* _Directive_
Repeat the data that follows, word for word, without the images.

* _Collected data_
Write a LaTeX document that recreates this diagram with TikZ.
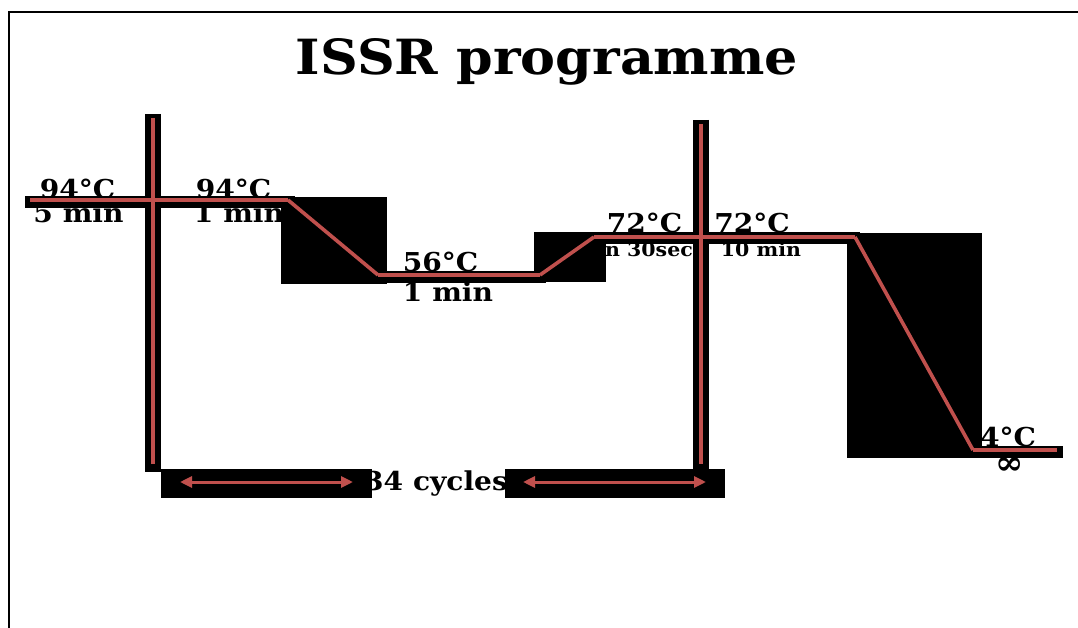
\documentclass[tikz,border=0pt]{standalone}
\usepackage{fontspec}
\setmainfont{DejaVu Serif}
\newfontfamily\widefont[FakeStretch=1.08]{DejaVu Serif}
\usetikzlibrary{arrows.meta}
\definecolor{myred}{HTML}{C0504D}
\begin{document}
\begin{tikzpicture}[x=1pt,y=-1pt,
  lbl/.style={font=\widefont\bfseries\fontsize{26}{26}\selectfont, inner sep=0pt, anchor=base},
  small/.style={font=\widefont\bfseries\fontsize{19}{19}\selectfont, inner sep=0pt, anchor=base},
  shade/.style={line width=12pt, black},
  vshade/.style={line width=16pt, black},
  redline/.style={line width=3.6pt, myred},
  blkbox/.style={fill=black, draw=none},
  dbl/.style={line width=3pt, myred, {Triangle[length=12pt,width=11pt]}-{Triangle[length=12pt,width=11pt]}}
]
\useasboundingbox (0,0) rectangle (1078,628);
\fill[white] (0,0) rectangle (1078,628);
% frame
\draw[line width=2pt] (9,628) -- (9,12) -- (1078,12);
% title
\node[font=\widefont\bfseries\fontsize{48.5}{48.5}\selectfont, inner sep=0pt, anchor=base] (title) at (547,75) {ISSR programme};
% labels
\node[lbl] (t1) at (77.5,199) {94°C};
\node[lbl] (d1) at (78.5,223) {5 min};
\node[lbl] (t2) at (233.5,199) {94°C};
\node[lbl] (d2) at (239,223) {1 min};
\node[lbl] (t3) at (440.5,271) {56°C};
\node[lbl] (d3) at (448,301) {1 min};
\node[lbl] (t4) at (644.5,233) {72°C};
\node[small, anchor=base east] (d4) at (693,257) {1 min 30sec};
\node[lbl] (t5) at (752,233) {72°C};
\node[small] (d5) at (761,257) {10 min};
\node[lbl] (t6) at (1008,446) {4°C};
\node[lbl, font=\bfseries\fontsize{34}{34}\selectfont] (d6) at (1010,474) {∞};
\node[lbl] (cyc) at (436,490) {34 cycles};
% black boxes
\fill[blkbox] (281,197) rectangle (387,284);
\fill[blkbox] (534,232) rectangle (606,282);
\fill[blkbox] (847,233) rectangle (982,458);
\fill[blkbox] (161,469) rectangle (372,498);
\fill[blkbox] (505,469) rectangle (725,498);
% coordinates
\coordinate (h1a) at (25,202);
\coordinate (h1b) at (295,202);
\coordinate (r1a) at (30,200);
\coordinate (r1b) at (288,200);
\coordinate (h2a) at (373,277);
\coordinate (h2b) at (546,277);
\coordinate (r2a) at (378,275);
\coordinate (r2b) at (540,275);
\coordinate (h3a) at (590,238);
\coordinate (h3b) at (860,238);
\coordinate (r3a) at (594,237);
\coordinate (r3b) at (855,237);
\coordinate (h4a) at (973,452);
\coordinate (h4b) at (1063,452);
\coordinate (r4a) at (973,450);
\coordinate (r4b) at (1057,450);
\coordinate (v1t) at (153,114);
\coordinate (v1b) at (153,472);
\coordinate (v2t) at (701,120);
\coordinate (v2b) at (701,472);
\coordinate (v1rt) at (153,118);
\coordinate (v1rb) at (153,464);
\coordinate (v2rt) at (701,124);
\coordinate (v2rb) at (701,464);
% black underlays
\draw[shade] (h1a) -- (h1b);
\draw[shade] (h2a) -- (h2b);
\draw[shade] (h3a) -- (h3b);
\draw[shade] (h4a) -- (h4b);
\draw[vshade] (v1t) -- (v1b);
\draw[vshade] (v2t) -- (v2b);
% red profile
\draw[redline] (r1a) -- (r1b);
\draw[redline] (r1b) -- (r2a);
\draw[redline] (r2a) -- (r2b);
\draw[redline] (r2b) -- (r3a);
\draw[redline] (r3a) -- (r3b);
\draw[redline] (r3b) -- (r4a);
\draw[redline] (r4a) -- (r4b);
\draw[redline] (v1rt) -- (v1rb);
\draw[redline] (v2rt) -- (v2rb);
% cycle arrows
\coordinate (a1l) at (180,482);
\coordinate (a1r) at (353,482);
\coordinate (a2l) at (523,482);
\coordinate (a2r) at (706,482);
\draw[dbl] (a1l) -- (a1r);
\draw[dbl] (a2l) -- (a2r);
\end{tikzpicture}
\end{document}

* _Written answer_
Write a LaTeX document that recreates this diagram with TikZ.
\documentclass[tikz,border=0pt]{standalone}
\usepackage{fontspec}
\setmainfont{DejaVu Serif}
\newfontfamily\widefont[FakeStretch=1.08]{DejaVu Serif}
\usetikzlibrary{arrows.meta}
\definecolor{myred}{HTML}{C0504D}
\begin{document}
\begin{tikzpicture}[x=1pt,y=-1pt,
  lbl/.style={font=\widefont\bfseries\fontsize{26}{26}\selectfont, inner sep=0pt, anchor=base},
  small/.style={font=\widefont\bfseries\fontsize{19}{19}\selectfont, inner sep=0pt, anchor=base},
  shade/.style={line width=12pt, black},
  vshade/.style={line width=16pt, black},
  redline/.style={line width=3.6pt, myred},
  blkbox/.style={fill=black, draw=none},
  dbl/.style={line width=3pt, myred, {Triangle[length=12pt,width=11pt]}-{Triangle[length=12pt,width=11pt]}}
]
\useasboundingbox (0,0) rectangle (1078,628);
\fill[white] (0,0) rectangle (1078,628);
% frame
\draw[line width=2pt] (9,628) -- (9,12) -- (1078,12);
% title
\node[font=\widefont\bfseries\fontsize{48.5}{48.5}\selectfont, inner sep=0pt, anchor=base] (title) at (547,75) {ISSR programme};
% labels
\node[lbl] (t1) at (77.5,199) {94°C};
\node[lbl] (d1) at (78.5,223) {5 min};
\node[lbl] (t2) at (233.5,199) {94°C};
\node[lbl] (d2) at (239,223) {1 min};
\node[lbl] (t3) at (440.5,271) {56°C};
\node[lbl] (d3) at (448,301) {1 min};
\node[lbl] (t4) at (644.5,233) {72°C};
\node[small, anchor=base east] (d4) at (693,257) {1 min 30sec};
\node[lbl] (t5) at (752,233) {72°C};
\node[small] (d5) at (761,257) {10 min};
\node[lbl] (t6) at (1008,446) {4°C};
\node[lbl, font=\bfseries\fontsize{34}{34}\selectfont] (d6) at (1010,474) {∞};
\node[lbl] (cyc) at (436,490) {34 cycles};
% black boxes
\fill[blkbox] (281,197) rectangle (387,284);
\fill[blkbox] (534,232) rectangle (606,282);
\fill[blkbox] (847,233) rectangle (982,458);
\fill[blkbox] (161,469) rectangle (372,498);
\fill[blkbox] (505,469) rectangle (725,498);
% coordinates
\coordinate (h1a) at (25,202);
\coordinate (h1b) at (295,202);
\coordinate (r1a) at (30,200);
\coordinate (r1b) at (288,200);
\coordinate (h2a) at (373,277);
\coordinate (h2b) at (546,277);
\coordinate (r2a) at (378,275);
\coordinate (r2b) at (540,275);
\coordinate (h3a) at (590,238);
\coordinate (h3b) at (860,238);
\coordinate (r3a) at (594,237);
\coordinate (r3b) at (855,237);
\coordinate (h4a) at (973,452);
\coordinate (h4b) at (1063,452);
\coordinate (r4a) at (973,450);
\coordinate (r4b) at (1057,450);
\coordinate (v1t) at (153,114);
\coordinate (v1b) at (153,472);
\coordinate (v2t) at (701,120);
\coordinate (v2b) at (701,472);
\coordinate (v1rt) at (153,118);
\coordinate (v1rb) at (153,464);
\coordinate (v2rt) at (701,124);
\coordinate (v2rb) at (701,464);
% black underlays
\draw[shade] (h1a) -- (h1b);
\draw[shade] (h2a) -- (h2b);
\draw[shade] (h3a) -- (h3b);
\draw[shade] (h4a) -- (h4b);
\draw[vshade] (v1t) -- (v1b);
\draw[vshade] (v2t) -- (v2b);
% red profile
\draw[redline] (r1a) -- (r1b);
\draw[redline] (r1b) -- (r2a);
\draw[redline] (r2a) -- (r2b);
\draw[redline] (r2b) -- (r3a);
\draw[redline] (r3a) -- (r3b);
\draw[redline] (r3b) -- (r4a);
\draw[redline] (r4a) -- (r4b);
\draw[redline] (v1rt) -- (v1rb);
\draw[redline] (v2rt) -- (v2rb);
% cycle arrows
\coordinate (a1l) at (180,482);
\coordinate (a1r) at (353,482);
\coordinate (a2l) at (523,482);
\coordinate (a2r) at (706,482);
\draw[dbl] (a1l) -- (a1r);
\draw[dbl] (a2l) -- (a2r);
\end{tikzpicture}
\end{document}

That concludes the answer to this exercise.